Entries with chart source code
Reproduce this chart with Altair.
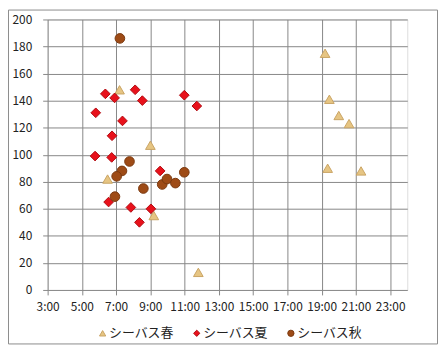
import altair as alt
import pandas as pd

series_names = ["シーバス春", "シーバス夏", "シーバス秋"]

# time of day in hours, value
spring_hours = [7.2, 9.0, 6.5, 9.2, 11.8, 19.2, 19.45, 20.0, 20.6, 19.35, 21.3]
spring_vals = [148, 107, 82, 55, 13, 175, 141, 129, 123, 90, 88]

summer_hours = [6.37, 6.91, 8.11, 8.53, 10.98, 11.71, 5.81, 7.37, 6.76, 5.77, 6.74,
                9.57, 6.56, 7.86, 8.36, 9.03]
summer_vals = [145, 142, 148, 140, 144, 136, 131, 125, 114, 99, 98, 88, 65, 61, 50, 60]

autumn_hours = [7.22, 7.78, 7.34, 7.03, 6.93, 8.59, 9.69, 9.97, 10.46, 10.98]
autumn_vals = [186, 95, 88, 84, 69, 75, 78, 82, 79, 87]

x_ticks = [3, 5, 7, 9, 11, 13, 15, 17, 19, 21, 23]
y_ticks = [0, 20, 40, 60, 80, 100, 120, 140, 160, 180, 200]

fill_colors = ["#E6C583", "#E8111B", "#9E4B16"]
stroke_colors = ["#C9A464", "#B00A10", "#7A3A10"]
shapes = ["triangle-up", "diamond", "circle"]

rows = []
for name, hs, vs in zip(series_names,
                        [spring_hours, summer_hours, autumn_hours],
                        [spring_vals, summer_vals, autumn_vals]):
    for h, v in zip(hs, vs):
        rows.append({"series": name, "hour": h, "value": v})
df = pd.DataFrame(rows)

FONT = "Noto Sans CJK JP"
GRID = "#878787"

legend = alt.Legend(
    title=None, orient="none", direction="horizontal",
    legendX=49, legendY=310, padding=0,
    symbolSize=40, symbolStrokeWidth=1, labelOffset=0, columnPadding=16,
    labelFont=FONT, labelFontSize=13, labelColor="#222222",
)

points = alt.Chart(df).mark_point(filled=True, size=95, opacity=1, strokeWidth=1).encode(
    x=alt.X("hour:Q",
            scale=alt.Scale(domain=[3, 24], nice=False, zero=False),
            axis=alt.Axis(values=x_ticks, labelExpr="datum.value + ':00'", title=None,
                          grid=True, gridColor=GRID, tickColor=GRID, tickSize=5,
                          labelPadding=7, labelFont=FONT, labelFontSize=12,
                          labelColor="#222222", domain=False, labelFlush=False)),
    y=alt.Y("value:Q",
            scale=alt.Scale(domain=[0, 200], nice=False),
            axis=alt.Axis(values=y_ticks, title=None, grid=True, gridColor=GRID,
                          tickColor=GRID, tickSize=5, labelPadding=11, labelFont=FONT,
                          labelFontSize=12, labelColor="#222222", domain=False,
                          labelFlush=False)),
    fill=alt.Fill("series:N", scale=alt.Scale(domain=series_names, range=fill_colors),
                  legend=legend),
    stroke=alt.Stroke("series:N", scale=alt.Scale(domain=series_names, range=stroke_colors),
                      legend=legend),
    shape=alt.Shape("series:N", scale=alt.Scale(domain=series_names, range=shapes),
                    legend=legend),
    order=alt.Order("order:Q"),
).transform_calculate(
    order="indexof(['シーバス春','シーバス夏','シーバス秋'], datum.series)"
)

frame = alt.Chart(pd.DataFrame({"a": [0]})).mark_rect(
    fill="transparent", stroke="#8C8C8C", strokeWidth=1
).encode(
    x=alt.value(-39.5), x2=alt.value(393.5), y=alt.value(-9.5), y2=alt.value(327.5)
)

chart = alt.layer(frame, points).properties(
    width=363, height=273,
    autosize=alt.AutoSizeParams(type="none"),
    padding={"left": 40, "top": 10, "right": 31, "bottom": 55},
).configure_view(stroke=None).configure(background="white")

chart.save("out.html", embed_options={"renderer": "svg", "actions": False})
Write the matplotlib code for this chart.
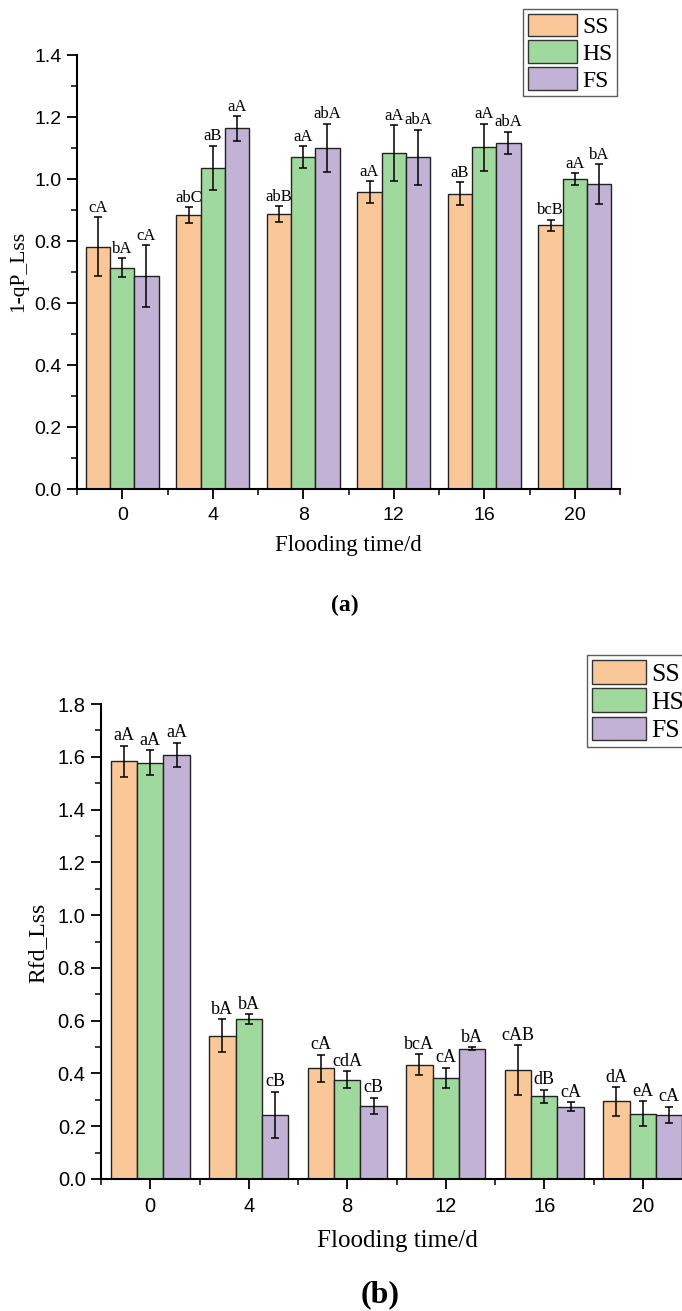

● **REQUIRED TASK**: Set every line down exactly as written, leaving each picture out.

● **OUTPUT**:
Reproduce this chart with Altair.
import altair as alt
import pandas as pd

series_names = ["シーバス春", "シーバス夏", "シーバス秋"]

# time of day in hours, value
spring_hours = [7.2, 9.0, 6.5, 9.2, 11.8, 19.2, 19.45, 20.0, 20.6, 19.35, 21.3]
spring_vals = [148, 107, 82, 55, 13, 175, 141, 129, 123, 90, 88]

summer_hours = [6.37, 6.91, 8.11, 8.53, 10.98, 11.71, 5.81, 7.37, 6.76, 5.77, 6.74,
                9.57, 6.56, 7.86, 8.36, 9.03]
summer_vals = [145, 142, 148, 140, 144, 136, 131, 125, 114, 99, 98, 88, 65, 61, 50, 60]

autumn_hours = [7.22, 7.78, 7.34, 7.03, 6.93, 8.59, 9.69, 9.97, 10.46, 10.98]
autumn_vals = [186, 95, 88, 84, 69, 75, 78, 82, 79, 87]

x_ticks = [3, 5, 7, 9, 11, 13, 15, 17, 19, 21, 23]
y_ticks = [0, 20, 40, 60, 80, 100, 120, 140, 160, 180, 200]

fill_colors = ["#E6C583", "#E8111B", "#9E4B16"]
stroke_colors = ["#C9A464", "#B00A10", "#7A3A10"]
shapes = ["triangle-up", "diamond", "circle"]

rows = []
for name, hs, vs in zip(series_names,
                        [spring_hours, summer_hours, autumn_hours],
                        [spring_vals, summer_vals, autumn_vals]):
    for h, v in zip(hs, vs):
        rows.append({"series": name, "hour": h, "value": v})
df = pd.DataFrame(rows)

FONT = "Noto Sans CJK JP"
GRID = "#878787"

legend = alt.Legend(
    title=None, orient="none", direction="horizontal",
    legendX=49, legendY=310, padding=0,
    symbolSize=40, symbolStrokeWidth=1, labelOffset=0, columnPadding=16,
    labelFont=FONT, labelFontSize=13, labelColor="#222222",
)

points = alt.Chart(df).mark_point(filled=True, size=95, opacity=1, strokeWidth=1).encode(
    x=alt.X("hour:Q",
            scale=alt.Scale(domain=[3, 24], nice=False, zero=False),
            axis=alt.Axis(values=x_ticks, labelExpr="datum.value + ':00'", title=None,
                          grid=True, gridColor=GRID, tickColor=GRID, tickSize=5,
                          labelPadding=7, labelFont=FONT, labelFontSize=12,
                          labelColor="#222222", domain=False, labelFlush=False)),
    y=alt.Y("value:Q",
            scale=alt.Scale(domain=[0, 200], nice=False),
            axis=alt.Axis(values=y_ticks, title=None, grid=True, gridColor=GRID,
                          tickColor=GRID, tickSize=5, labelPadding=11, labelFont=FONT,
                          labelFontSize=12, labelColor="#222222", domain=False,
                          labelFlush=False)),
    fill=alt.Fill("series:N", scale=alt.Scale(domain=series_names, range=fill_colors),
                  legend=legend),
    stroke=alt.Stroke("series:N", scale=alt.Scale(domain=series_names, range=stroke_colors),
                      legend=legend),
    shape=alt.Shape("series:N", scale=alt.Scale(domain=series_names, range=shapes),
                    legend=legend),
    order=alt.Order("order:Q"),
).transform_calculate(
    order="indexof(['シーバス春','シーバス夏','シーバス秋'], datum.series)"
)

frame = alt.Chart(pd.DataFrame({"a": [0]})).mark_rect(
    fill="transparent", stroke="#8C8C8C", strokeWidth=1
).encode(
    x=alt.value(-39.5), x2=alt.value(393.5), y=alt.value(-9.5), y2=alt.value(327.5)
)

chart = alt.layer(frame, points).properties(
    width=363, height=273,
    autosize=alt.AutoSizeParams(type="none"),
    padding={"left": 40, "top": 10, "right": 31, "bottom": 55},
).configure_view(stroke=None).configure(background="white")

chart.save("out.html", embed_options={"renderer": "svg", "actions": False})
Write the matplotlib code for this chart.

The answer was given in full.